The Placebo Effect of Cloud Security Visibility
As cloud change accelerates and agent-driven actions reshape risk, visibility alone is no longer enough. Complementing the visibility-based operating model with prevention is the next must-have step for security teams that need to stop critical risks from materializing in the first place.
When awareness feels like control
One of the most interesting things about the placebo effect is not that people are “fooled.”
It’s that perception can create a very real experience.
The same dynamic exists in cybersecurity.
For the past decade, visibility has been the foundation of cloud security. And rightfully so.
You cannot secure what you cannot see.
The ability to continuously map assets, detect misconfigurations, prioritize risk, and understand exposure transformed how security teams operate.
Visibility gave organizations something they desperately needed in complex cloud environments:
- Asset awareness
- Risk discovery
- Exposure management
- Prioritization
- Operational focus
It became the foundation of modern cloud security.
But it also introduced an unintended side effect.
Visibility can create the feeling of control, even when the environment itself has not changed.

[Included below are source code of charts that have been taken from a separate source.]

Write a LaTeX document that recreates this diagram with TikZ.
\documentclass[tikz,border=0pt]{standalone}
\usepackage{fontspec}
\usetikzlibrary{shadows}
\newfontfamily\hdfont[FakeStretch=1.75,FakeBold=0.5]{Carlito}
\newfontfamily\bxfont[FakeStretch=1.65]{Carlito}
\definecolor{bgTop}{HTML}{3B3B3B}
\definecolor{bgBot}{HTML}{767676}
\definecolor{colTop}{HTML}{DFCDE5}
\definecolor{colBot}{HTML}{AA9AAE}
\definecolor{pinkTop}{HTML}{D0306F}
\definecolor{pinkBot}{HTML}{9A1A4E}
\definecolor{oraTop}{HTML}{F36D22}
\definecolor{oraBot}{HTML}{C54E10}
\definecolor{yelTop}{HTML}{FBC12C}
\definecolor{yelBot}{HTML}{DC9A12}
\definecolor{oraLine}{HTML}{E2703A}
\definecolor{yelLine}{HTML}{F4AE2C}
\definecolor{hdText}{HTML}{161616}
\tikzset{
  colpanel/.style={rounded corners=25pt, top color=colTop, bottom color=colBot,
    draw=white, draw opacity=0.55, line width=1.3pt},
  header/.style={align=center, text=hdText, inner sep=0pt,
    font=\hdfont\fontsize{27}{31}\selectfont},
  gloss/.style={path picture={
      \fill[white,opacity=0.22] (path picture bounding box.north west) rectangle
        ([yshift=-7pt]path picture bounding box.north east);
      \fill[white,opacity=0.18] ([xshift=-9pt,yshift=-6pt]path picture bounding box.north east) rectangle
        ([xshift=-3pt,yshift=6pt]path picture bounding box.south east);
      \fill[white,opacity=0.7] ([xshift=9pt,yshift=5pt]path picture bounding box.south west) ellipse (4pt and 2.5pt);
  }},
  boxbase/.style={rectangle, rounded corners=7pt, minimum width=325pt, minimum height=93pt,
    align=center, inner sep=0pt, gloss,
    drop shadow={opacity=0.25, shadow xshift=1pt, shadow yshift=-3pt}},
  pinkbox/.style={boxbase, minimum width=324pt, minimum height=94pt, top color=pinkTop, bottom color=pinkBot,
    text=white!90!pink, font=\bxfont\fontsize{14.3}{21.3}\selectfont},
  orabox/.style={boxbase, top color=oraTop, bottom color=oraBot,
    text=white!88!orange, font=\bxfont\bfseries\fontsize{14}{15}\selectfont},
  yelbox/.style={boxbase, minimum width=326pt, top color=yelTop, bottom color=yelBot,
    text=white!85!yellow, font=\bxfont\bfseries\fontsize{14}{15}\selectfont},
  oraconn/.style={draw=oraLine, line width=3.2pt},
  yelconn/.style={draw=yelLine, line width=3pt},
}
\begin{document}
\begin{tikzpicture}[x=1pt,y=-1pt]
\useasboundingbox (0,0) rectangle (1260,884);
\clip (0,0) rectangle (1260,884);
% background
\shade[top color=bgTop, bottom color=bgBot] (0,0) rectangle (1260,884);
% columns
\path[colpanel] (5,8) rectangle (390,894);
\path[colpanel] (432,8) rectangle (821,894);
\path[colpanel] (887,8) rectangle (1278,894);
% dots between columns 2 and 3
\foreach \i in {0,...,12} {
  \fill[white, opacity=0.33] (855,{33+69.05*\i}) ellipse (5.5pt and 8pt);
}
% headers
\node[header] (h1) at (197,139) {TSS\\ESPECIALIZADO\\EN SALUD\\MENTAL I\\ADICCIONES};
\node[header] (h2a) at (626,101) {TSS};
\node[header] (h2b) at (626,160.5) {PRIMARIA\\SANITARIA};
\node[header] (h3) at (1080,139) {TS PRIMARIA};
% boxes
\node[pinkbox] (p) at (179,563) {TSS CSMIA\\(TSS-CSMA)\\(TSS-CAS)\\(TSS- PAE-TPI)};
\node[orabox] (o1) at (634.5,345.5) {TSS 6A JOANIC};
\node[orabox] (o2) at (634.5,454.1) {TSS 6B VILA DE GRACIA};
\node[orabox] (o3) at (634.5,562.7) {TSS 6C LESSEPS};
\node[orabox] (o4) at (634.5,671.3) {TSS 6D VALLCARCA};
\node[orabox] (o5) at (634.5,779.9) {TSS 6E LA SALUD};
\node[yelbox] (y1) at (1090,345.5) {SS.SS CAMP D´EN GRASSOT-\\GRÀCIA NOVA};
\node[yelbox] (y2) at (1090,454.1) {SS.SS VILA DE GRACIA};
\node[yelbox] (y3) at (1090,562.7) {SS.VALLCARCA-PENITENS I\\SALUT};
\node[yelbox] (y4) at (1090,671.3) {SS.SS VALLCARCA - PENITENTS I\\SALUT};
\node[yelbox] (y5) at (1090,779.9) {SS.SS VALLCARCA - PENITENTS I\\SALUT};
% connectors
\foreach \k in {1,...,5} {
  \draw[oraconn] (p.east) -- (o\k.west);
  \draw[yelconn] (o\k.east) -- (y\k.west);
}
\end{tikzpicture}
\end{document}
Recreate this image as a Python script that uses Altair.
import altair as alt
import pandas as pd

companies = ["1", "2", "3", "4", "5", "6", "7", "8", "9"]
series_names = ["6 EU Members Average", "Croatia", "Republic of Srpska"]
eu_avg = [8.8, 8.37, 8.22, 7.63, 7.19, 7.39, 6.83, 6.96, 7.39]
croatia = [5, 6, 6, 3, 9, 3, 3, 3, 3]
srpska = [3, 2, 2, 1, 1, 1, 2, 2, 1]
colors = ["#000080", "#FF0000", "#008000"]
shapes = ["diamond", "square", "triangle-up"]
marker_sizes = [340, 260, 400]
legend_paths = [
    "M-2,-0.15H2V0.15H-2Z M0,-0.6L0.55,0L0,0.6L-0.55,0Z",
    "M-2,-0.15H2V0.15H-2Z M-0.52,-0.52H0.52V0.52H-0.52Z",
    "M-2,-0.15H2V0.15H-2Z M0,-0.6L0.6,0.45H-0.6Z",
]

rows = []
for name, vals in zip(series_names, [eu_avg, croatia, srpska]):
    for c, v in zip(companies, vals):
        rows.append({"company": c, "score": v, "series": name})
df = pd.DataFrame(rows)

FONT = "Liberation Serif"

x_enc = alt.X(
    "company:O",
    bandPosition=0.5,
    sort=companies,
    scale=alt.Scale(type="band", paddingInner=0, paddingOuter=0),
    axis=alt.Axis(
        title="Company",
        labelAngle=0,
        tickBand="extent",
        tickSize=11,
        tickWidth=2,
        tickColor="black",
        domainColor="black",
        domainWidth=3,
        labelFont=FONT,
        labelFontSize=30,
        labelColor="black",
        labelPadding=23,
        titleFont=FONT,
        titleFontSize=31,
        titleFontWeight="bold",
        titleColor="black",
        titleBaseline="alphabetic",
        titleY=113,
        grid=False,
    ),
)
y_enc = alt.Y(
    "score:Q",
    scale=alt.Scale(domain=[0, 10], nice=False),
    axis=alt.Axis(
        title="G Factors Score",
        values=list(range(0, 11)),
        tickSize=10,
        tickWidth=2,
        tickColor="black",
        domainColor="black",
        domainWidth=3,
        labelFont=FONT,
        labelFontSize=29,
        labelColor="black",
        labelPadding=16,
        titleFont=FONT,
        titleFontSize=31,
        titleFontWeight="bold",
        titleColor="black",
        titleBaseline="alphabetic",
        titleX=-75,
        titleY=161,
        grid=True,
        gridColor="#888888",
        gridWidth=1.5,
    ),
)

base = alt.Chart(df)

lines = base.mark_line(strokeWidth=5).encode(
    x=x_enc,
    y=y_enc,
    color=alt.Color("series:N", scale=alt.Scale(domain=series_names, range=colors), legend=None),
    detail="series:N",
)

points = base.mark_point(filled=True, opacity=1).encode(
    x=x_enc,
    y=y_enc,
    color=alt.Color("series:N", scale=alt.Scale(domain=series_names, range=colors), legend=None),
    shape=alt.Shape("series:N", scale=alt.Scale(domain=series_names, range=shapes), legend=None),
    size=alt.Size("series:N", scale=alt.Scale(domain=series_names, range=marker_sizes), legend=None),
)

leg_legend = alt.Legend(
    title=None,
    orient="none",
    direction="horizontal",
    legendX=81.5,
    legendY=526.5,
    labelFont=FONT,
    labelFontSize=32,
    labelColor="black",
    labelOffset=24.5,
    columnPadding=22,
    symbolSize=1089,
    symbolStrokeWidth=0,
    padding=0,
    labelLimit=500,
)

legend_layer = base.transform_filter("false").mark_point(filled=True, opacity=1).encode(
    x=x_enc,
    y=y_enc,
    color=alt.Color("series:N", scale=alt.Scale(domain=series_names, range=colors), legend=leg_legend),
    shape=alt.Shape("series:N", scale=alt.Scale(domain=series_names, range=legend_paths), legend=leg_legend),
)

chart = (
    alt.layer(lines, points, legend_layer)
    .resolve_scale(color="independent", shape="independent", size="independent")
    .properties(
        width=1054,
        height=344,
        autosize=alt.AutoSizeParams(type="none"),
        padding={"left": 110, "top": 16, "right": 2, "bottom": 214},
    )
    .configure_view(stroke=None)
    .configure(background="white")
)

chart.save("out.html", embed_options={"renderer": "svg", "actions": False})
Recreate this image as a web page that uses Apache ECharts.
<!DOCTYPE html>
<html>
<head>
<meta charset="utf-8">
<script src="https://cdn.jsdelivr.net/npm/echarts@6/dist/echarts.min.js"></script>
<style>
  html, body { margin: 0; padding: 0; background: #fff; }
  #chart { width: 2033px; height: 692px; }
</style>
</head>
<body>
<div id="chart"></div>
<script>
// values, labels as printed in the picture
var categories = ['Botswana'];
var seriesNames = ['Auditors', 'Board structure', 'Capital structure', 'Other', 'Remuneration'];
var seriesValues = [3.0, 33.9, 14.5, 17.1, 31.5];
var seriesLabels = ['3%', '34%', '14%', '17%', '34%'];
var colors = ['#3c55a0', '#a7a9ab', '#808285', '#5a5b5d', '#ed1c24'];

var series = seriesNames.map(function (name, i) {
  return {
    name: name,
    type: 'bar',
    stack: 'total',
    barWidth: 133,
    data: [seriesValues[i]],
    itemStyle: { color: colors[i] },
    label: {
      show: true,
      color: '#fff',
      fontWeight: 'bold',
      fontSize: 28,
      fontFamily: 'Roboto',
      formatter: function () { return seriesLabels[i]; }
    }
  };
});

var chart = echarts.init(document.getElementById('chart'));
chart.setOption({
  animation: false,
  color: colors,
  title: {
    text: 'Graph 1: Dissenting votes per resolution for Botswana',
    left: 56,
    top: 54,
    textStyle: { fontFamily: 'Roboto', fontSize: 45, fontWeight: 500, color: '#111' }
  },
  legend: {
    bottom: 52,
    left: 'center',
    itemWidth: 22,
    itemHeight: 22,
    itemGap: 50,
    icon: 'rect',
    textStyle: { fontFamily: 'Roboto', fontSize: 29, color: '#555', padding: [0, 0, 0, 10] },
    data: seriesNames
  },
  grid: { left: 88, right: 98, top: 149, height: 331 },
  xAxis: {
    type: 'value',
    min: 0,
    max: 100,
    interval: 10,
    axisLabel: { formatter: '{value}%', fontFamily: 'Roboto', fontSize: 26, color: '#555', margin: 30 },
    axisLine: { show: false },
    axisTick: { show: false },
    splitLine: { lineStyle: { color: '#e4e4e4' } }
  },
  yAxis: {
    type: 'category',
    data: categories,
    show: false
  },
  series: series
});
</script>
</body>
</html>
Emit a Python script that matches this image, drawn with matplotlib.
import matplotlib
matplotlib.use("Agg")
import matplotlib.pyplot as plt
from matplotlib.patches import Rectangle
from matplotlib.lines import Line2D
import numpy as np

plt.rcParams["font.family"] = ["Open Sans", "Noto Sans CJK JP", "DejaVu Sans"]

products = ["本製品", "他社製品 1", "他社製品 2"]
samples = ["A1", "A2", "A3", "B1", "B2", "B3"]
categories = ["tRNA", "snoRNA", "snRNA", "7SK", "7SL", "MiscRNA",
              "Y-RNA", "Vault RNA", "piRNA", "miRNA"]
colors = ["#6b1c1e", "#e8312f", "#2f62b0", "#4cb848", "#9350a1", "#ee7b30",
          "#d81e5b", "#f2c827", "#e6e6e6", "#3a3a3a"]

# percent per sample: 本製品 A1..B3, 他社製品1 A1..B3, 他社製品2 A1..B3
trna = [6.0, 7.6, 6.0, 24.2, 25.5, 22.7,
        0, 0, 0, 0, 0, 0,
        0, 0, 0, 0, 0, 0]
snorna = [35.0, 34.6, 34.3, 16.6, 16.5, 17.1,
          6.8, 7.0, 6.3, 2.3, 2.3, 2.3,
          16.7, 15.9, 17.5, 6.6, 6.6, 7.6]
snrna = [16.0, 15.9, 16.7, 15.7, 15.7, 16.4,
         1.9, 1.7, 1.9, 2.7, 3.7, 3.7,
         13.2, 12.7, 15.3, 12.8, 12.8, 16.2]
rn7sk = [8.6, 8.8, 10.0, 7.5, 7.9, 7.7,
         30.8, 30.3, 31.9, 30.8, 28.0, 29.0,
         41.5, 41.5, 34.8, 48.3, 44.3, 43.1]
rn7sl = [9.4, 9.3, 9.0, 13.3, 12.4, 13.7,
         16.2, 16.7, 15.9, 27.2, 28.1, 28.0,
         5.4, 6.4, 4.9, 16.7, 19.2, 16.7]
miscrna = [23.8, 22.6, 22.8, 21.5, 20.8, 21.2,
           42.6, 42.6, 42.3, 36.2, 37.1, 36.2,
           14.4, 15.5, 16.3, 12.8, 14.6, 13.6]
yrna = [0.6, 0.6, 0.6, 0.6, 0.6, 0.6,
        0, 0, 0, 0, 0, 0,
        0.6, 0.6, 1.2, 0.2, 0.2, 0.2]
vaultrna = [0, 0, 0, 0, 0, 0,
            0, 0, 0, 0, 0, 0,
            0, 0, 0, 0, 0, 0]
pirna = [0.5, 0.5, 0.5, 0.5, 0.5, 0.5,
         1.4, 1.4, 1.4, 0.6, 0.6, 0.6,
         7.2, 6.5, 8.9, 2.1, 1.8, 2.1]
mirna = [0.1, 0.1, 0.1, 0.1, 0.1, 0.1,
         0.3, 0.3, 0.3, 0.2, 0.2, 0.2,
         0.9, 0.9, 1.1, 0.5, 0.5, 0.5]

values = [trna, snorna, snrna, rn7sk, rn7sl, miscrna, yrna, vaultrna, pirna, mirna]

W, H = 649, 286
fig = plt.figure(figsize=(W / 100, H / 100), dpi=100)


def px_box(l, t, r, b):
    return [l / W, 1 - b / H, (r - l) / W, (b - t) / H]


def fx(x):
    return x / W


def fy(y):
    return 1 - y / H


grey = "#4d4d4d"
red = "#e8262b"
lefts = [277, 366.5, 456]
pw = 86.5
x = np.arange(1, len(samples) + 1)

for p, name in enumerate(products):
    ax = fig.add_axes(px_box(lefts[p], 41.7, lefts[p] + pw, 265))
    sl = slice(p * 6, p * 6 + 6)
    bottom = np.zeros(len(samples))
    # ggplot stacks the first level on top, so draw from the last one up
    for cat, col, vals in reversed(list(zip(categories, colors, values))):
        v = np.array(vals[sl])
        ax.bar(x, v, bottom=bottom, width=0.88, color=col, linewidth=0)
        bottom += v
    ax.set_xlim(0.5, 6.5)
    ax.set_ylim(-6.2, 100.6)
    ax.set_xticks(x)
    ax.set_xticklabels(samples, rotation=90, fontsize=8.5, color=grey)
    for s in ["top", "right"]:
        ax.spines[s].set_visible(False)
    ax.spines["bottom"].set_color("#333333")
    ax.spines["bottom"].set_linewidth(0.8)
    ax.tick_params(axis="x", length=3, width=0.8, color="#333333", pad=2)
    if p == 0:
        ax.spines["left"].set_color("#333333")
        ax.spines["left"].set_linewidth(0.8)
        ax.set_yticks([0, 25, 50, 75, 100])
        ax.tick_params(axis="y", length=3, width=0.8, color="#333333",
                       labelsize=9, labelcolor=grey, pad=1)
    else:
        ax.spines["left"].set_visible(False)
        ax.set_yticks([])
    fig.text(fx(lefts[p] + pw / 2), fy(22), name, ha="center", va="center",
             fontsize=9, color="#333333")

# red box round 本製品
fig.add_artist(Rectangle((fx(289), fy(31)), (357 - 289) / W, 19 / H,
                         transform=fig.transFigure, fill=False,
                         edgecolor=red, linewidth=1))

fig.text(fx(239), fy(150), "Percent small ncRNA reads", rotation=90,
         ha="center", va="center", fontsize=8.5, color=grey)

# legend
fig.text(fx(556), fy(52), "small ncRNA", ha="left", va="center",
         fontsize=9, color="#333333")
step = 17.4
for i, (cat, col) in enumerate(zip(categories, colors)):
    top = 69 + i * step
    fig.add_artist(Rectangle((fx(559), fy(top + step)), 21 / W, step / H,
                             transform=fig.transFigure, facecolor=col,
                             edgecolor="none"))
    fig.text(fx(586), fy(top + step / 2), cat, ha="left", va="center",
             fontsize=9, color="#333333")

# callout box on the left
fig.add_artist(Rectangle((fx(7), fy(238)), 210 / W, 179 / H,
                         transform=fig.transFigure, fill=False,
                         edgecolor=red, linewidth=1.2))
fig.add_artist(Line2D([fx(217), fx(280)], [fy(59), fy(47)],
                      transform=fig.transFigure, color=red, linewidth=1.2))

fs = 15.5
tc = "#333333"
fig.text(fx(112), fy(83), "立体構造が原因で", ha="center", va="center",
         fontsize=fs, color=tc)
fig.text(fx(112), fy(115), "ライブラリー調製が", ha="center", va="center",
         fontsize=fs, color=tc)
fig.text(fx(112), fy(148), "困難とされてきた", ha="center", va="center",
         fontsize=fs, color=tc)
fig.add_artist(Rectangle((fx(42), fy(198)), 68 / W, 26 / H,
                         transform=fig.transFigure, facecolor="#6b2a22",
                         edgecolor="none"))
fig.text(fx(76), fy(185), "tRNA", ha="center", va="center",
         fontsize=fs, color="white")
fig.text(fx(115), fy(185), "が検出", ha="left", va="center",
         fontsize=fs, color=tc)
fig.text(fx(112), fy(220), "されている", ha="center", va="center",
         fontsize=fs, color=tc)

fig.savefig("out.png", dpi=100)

The gap between knowing and controlling
A complete inventory feels like control.
A prioritized list feels like progress.
A remediation workflow feels like risk reduction.
And in many cases, it is.
But there is a critical difference between knowing something exists and changing what is possible.
An attacker does not see your risk score.
They don’t care that an exposure was:
✓ Discovered
✓ Categorized
✓ Prioritized
✓ Assigned
✓ Added to a remediation queue
They care about one thing:
Is the path still available?
Can the permission still be used?
Can the configuration still change?
Can the action still execute?
More visibility. More context. Same exposure.
This is the gap many mature security organizations are now confronting.
They have more than ever before:
- More visibility
- More alerts
- More context
- Better prioritization
Yet the operating model is often still based on discovering risk after it exists and racing to remove it before it matters.
That approach made sense when cloud moved at human speed.
But cloud no longer does.
Infrastructure changes continuously.
Permissions expand dynamically.
AI agents introduce a new class of machine-driven actions where waiting for detection, prioritization, and remediation becomes increasingly difficult.
Visibility is not the opposite of prevention
The next evolution of cloud security is not replacing visibility.
It is completing it.
Think about the difference:
Visibility asks:
“What is happening in my environment?”
Prevention asks:
“What should never be allowed to happen in my environment?”
One gives awareness.
The other changes outcomes.
From seeing risk to eliminating paths
The most resilient cloud environments will not only be the ones that identify risk faster.
They will be the ones designed so the most critical risks cannot materialize in the first place.
Because knowing about a problem is powerful.
Making sure it cannot happen is something else entirely.